In 2015, 1,165 Pennsylvanians were diagnosed with HIV, but the CDC estimates just 41 percent of the population has been tested, which means there are likely many others. On Thursday, the community health clinic will take a stab at informing some of those people by offering free HIV tests from 9 a.m. to 6 p.m. at Minnich’s Pharmacy.

“It’s just good to know,” Caring Together program manager Shannon McElroy said. “We recommend that everybody get tested just to know their status.”

Family First Health’s Caring Together is providing medical, dental and case management services to 550 clients with HIV.

Bringing awareness to the spread of HIV is important, McElroy said, because while AIDS peaked in the '90s and dropped with the development of anti-retroviral drugs, the number of reported HIV infections without AIDS has remained relatively stable in Pennsylvania since the state started tracking the incidences in 2002.

Between 1980 and 2015, state statistics show HIV killed 465 people in York County, and there have been 1,234 cumulative cases reported in that same time period.

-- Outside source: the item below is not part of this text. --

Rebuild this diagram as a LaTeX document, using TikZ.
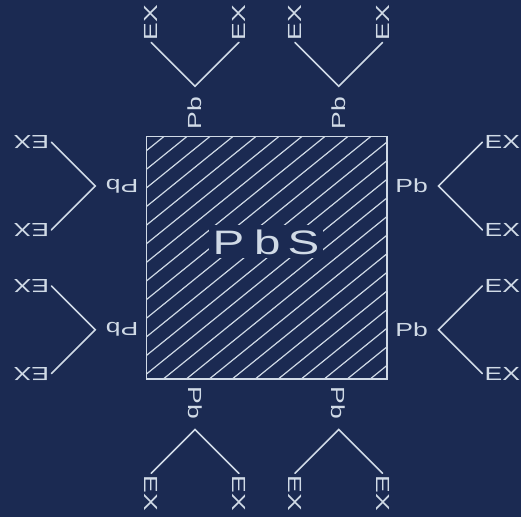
\documentclass[tikz,border=0pt]{standalone}
\usepackage{fontspec}
\setmainfont{Liberation Sans}
\newfontfamily\tizafont[FakeStretch=1.4]{Liberation Sans}
\usetikzlibrary{positioning}
\definecolor{pizarra}{RGB}{27,42,82}
\definecolor{tiza}{RGB}{208,218,230}

\begin{document}
\begin{tikzpicture}[x=1pt,y=1pt,
    lbl/.style={text=tiza,inner sep=2pt,font=\tizafont\fontsize{19}{21}\selectfont},
    rama/.style={tiza,line width=1.6pt,line cap=round}]
  \fill[pizarra] (-267.5,-259.5) rectangle (254.5,258.5);
  % hatching of the crystal
  \begin{scope}
    \clip (-120.5,-121.5) rectangle (120.5,121.5);
    \foreach \i in {-13,...,13}
      \draw[tiza,line width=1.2pt,rotate=39] (-300,\i*14.5) -- (300,\i*14.5);
  \end{scope}
  \node[fill=pizarra,text=tiza,font=\tizafont\fontsize{34}{38}\selectfont,inner sep=4pt]
    (pbs) at (-1,16) {P\hspace{10pt}b\hspace{7pt}S};
  \draw[rama] (-120.5,-121.5) rectangle (120.5,121.5);
  % Pb sites and their branches
  \foreach \a in {0,90,180,270}
    \foreach \s/\k in {-72/a,72/b}{
      \begin{scope}[rotate=\a]
        \node[lbl,rotate=\a] (pb\a\k) at (145,\s) {Pb};
        \coordinate (v\a\k) at (172,\s);
        \node[lbl,rotate=\a,anchor=west] (exu\a\k) at (216,\s+44) {EX};
        \node[lbl,rotate=\a,anchor=west] (exd\a\k) at (216,\s-44) {EX};
        \draw[rama] (exu\a\k.west) -- (v\a\k) -- (exd\a\k.west);
      \end{scope}
    }
\end{tikzpicture}
\end{document}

In 2015, York County ranked 10th of Pennsylvania’s 67 counties for cumulative cases of HIV. York’s annual rate of diagnosis in 2014 was 6.35 per 100,000 people.

“A lot of people think that HIV has disappeared because people don’t talk about it as much, but we’re here to bring it back to the surface,” McElroy said. “There are still people with HIV, and you can still get HIV.”

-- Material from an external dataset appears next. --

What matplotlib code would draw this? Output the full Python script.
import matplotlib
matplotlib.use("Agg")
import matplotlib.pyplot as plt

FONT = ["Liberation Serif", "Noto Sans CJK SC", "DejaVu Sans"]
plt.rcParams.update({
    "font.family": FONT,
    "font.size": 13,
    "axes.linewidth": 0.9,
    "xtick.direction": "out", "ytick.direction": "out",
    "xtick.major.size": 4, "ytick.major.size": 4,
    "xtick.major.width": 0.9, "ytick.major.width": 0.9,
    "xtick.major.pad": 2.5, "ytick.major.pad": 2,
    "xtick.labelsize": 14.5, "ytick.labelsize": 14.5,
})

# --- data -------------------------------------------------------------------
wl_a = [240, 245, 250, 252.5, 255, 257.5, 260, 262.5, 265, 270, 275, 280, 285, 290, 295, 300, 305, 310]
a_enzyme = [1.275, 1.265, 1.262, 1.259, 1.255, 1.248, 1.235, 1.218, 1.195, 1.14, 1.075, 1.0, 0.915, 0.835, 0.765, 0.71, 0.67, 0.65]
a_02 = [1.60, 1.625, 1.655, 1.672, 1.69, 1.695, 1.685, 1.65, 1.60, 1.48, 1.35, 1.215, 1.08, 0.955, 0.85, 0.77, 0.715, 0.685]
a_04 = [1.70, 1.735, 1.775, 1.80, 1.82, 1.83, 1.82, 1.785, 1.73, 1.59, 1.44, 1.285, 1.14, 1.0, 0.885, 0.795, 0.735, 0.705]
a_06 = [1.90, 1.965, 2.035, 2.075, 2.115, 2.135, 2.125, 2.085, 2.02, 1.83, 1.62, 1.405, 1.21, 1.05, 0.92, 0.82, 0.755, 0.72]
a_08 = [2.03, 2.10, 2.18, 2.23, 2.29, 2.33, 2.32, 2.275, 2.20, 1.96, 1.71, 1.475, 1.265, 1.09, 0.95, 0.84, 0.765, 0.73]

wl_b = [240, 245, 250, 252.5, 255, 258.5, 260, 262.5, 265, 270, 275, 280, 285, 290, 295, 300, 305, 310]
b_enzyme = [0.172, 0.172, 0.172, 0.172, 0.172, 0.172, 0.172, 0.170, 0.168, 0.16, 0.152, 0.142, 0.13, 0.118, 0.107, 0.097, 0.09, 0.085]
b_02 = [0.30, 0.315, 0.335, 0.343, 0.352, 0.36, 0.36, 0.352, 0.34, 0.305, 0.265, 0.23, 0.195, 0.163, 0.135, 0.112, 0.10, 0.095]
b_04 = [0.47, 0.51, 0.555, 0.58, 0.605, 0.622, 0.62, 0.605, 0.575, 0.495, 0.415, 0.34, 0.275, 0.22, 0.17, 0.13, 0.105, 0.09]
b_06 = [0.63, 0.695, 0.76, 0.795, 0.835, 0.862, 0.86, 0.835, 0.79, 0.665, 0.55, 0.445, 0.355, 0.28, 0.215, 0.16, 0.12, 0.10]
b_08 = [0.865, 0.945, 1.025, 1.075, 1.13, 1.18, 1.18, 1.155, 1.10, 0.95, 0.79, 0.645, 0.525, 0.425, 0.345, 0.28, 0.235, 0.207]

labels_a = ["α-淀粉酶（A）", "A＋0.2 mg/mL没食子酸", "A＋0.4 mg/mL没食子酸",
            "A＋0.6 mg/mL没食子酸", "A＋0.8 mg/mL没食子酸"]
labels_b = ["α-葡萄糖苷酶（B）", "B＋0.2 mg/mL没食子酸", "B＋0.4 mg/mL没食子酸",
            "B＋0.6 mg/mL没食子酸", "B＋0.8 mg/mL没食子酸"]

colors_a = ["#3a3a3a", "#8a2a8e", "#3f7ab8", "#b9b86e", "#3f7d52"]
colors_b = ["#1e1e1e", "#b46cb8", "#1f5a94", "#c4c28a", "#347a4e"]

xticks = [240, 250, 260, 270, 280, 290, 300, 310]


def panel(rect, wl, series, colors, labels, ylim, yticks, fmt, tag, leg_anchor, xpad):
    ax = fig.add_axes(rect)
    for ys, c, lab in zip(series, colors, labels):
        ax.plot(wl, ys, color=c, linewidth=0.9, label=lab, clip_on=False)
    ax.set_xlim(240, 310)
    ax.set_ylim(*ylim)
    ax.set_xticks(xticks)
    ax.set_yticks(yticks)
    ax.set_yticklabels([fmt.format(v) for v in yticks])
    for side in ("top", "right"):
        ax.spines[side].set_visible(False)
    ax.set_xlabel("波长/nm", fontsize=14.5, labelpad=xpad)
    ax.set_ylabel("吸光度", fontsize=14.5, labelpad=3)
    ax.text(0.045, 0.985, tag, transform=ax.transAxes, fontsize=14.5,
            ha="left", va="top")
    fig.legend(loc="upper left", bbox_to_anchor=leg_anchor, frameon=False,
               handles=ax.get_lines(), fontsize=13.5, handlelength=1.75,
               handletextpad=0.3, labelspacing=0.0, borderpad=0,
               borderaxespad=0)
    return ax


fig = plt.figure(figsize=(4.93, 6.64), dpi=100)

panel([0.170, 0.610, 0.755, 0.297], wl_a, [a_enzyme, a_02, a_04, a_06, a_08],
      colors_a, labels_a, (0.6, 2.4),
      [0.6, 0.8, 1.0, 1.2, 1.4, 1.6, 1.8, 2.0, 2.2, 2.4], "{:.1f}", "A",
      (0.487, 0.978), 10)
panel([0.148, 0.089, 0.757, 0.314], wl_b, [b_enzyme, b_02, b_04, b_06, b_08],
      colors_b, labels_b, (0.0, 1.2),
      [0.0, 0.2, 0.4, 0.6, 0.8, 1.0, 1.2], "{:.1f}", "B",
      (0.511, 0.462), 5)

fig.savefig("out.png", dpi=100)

While HIV is most prevalent in gay men and the black community, 28 percent of the state’s incidences in 2015 were transmitted by heterosexual sex, the second most frequent mode of HIV transmission in Pennsylvania according to state data, and there is no cure.

Just 5 percent of Pennsylvania’s 2015 cases were transmitted by intravenous drug injection, although the Department of Health has warned that figure could trend higher in coming years.

McElroy said many people unknowingly carry around HIV because they fear the results of a test or think that it won’t happen to them.

“You think you are protected or that (your partner has) been protected themselves, but you just never know,” she said.

The CDC recommends everyone ages 13 to 64 get tested at least once and that high-risk groups get tested more often. The quick, confidential finger pricks will be available anytime between 9 a.m. to 6 p.m. Thursday on a walk-in basis.

In addition to hosting the free rapid tests, Minnich’s Pharmacy will donate 50 percent of its retail sales to Caring Together throughout the event, and Caring Together will offer education on HIV and AIDS. The pharmacy is in the Colonial Shopping Center, 976 S. George St. in York.

“We’ll talk about protection, how you can protect yourself from HIV, the ways that it’s transmitted and answer any other questions about HIV,” McElroy said.

If you miss the event, Family First Health also offers free HIV tests at its George Street clinic from 8:30 a.m. to 3:30 p.m. weekdays.